Obama acknowledged the terrible "trial" on New Yorkers due to the financial collapse where more than 8 million people have lost their jobs.

"Countless small businesses have had to shut their doors.  Trillions of dollars in savings has been lost, forcing seniors to put off retirement, young people to postpone college, and entrepreneurs to give up on the dream of starting a company.  And as a nation we were forced to take unprecedented steps to rescue the financial system and the broader economy," he added.

President Obama stressed that Americans are seeing "hopeful signs," and living during the fastest national economic growth period in three decades. He pointed to the financial crisis as the main contributor to the economic collapse. He underscored that Wall Street nearly dragged the economy into a full out depression. The outcome, he explained should be unacceptable to all Americans.

"I believe in the power of the free market.  I believe in a strong financial sector that helps people to raise capital and get loans and invest their savings.  But a free market was never meant to be a free license to take whatever you can get, however you can get it.  That is what happened too often in the years leading up to the crisis" he emphasized.

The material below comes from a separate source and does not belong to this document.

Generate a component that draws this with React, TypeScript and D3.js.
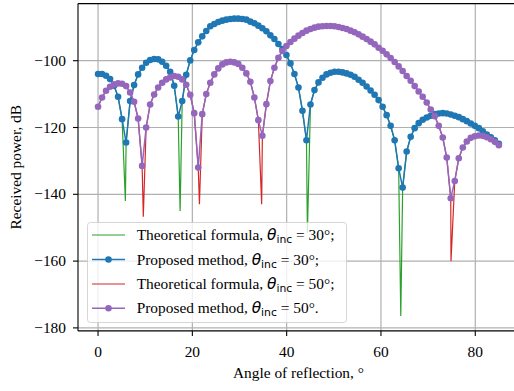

Obama pledged to enact a basic set of "common sense rules" with a push for a comprehensive plan that has already passed Congress and is on its way to the Senate. Through this gradual process of financial reform, Obama underlined how this plan would protect the American people--"with the least amount of collateral damage."

The plan relieves tax payers from a future financial collapse and places a heavier burden on financial firms to act responsibly. The plan would also add the "Volcker rule" (named after leading American Economist Paul Volcker) which places limits on the size of banks and greater control on rapidly expanding markets.  It would also force financial markets to exercise more transparent and accountable practices. The plan would also ensure financial protection to consumers.

Obama added that the exploitation suffered by consumers across America and the loss of  millions of homes – need not have happened if these protections were in place from the start.

The President called for agencies to be more clear, concise and dedicated to offering better products for consumers.  He cited how overall, shareholders and consumers would gain more power and be allowed to have a say in what happens on Wall Street, in Washington and on main street.